** START OF Stored data **

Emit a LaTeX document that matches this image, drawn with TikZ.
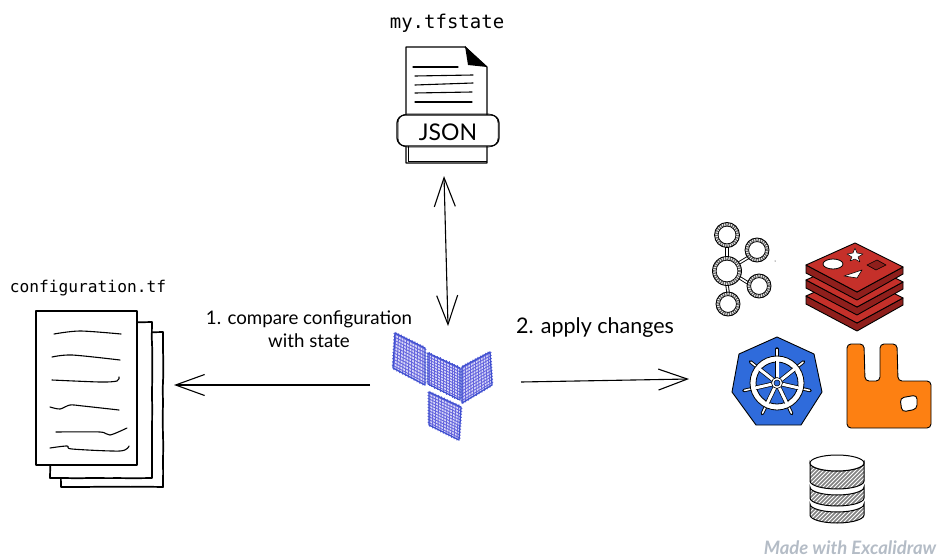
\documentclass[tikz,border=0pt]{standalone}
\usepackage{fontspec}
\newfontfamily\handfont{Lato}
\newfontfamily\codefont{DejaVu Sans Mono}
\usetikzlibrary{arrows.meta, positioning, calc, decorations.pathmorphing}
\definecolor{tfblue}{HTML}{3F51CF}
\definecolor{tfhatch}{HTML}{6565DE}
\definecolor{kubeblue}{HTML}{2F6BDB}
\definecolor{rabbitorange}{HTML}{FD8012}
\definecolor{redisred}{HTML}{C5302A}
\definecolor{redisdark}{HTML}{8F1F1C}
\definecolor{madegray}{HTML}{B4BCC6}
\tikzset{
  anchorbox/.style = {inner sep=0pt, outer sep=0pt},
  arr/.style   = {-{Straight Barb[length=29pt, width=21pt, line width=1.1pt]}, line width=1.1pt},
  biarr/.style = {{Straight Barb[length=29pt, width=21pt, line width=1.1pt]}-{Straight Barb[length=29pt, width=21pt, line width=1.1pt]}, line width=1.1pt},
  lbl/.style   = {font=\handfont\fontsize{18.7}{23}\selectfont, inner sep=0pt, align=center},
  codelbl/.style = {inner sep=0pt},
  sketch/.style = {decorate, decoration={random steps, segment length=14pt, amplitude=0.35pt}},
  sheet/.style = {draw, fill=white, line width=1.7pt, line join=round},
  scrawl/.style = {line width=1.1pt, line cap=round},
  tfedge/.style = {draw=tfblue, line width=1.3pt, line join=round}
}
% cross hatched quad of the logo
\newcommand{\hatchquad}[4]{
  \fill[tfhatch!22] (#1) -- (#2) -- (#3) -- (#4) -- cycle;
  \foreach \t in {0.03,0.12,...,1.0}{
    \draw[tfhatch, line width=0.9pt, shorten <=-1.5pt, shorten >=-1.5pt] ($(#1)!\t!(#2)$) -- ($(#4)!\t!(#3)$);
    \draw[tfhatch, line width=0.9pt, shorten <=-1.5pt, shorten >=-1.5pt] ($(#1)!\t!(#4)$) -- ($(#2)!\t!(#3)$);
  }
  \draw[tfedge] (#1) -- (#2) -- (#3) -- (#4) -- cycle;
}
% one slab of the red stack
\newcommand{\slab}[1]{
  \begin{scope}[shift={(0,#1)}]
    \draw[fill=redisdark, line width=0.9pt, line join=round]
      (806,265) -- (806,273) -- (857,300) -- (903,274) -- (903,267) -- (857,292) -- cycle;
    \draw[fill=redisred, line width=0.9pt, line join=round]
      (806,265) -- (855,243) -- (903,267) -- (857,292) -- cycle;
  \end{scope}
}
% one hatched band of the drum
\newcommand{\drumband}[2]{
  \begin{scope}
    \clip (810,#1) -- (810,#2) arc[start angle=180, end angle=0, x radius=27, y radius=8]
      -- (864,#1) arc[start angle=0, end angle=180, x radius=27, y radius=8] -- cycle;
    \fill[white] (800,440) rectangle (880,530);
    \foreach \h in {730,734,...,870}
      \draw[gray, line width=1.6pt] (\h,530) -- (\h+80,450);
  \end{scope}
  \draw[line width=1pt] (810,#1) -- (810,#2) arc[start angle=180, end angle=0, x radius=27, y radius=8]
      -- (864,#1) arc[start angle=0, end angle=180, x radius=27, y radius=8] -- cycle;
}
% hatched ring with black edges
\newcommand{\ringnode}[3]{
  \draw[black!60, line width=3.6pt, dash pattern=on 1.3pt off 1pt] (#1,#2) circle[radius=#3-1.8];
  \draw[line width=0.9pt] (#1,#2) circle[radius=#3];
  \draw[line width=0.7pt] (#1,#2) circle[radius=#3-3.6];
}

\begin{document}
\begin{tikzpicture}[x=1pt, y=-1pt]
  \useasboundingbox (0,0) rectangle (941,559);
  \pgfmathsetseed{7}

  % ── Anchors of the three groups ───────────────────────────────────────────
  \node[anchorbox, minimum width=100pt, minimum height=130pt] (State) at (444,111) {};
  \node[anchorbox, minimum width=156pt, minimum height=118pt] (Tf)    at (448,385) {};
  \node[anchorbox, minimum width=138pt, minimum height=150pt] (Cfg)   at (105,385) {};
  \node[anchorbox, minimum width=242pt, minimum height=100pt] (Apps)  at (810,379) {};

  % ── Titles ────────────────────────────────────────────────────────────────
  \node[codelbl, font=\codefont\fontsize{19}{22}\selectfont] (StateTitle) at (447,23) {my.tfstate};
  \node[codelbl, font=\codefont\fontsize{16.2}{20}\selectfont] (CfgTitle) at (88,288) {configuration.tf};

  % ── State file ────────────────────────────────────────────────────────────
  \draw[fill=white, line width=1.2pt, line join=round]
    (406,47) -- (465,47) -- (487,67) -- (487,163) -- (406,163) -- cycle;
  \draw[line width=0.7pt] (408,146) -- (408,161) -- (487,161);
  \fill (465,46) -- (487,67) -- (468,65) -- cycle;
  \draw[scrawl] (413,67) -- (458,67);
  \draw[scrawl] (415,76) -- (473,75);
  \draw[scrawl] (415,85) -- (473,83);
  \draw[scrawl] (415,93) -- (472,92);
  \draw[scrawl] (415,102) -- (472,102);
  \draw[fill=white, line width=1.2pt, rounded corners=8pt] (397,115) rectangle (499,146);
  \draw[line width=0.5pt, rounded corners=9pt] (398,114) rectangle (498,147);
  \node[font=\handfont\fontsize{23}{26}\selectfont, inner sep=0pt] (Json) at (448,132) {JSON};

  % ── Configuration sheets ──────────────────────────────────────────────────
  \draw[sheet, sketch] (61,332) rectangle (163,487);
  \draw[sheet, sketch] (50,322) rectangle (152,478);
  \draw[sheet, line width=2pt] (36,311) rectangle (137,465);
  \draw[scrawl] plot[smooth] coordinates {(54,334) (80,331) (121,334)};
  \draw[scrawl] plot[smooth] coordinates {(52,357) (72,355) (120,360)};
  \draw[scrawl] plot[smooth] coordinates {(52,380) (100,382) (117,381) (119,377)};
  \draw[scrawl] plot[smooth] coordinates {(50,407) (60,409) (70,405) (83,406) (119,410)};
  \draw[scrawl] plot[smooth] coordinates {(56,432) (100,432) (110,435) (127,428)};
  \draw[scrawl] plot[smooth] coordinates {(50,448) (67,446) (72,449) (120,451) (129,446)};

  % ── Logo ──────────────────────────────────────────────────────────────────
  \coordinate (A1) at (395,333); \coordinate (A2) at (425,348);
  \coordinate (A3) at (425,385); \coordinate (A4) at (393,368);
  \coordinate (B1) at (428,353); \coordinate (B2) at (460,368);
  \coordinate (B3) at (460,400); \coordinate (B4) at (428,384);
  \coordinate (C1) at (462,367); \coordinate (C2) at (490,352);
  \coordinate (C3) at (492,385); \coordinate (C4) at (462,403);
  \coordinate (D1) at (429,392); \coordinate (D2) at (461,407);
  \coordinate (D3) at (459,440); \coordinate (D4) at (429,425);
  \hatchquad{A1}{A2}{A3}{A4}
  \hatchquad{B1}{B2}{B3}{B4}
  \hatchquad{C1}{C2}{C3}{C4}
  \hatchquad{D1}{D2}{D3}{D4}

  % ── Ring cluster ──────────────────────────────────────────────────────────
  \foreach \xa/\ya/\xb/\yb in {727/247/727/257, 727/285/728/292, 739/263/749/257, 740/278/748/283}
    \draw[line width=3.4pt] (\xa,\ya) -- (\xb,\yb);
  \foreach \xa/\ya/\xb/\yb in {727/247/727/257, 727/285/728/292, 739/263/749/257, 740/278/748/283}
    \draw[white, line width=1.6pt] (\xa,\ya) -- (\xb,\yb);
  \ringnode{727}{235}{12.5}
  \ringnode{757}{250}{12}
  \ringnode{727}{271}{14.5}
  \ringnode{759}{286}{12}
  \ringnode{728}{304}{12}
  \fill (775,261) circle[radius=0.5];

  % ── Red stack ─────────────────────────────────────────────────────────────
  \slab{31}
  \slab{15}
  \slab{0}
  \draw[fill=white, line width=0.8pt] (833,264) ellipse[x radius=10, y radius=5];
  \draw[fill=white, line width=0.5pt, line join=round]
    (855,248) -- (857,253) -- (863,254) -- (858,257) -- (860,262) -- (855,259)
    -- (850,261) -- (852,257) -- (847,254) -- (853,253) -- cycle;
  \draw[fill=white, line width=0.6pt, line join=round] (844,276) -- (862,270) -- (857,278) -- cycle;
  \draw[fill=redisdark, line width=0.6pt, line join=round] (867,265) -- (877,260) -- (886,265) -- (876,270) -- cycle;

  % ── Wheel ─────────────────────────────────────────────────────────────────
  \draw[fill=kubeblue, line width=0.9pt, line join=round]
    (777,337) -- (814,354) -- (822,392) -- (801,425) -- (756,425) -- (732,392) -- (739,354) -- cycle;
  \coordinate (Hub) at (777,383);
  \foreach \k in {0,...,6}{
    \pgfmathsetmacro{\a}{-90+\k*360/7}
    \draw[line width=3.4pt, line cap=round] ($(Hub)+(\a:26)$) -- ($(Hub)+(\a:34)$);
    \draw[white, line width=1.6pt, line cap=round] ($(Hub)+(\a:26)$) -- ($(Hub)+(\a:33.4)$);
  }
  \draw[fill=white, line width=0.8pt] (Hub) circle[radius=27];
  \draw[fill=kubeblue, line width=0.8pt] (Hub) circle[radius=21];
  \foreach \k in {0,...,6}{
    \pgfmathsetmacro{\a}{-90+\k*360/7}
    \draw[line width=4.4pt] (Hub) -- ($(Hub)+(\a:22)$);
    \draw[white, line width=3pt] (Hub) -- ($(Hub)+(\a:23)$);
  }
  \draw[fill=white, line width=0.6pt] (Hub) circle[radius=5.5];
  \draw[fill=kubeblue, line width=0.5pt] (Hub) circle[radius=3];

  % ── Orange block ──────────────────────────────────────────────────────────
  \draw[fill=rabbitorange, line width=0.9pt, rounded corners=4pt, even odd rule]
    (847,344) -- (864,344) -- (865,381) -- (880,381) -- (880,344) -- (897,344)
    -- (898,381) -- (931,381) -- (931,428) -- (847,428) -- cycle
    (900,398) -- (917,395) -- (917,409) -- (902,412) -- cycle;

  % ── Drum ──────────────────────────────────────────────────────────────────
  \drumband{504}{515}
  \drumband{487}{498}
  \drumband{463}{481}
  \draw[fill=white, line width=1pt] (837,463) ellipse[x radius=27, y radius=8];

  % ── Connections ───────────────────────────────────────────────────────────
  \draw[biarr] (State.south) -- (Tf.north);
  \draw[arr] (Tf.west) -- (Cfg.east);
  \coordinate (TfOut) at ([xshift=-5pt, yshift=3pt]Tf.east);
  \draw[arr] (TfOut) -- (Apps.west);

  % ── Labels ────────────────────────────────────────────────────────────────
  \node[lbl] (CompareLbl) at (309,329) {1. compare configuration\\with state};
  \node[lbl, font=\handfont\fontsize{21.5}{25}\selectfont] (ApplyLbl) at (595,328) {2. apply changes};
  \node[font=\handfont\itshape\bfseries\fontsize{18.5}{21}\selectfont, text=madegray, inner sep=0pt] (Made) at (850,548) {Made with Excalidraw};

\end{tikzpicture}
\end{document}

** END OF Stored data **

- **Do this**
Gather each line from the listing above that holds "with".

- **Answer**
Emit a LaTeX document that matches this image, drawn with TikZ.
% hatched ring with black edges
  \node[lbl] (CompareLbl) at (309,329) {1. compare configuration\\with state};
  \node[font=\handfont\itshape\bfseries\fontsize{18.5}{21}\selectfont, text=madegray, inner sep=0pt] (Made) at (850,548) {Made with Excalidraw};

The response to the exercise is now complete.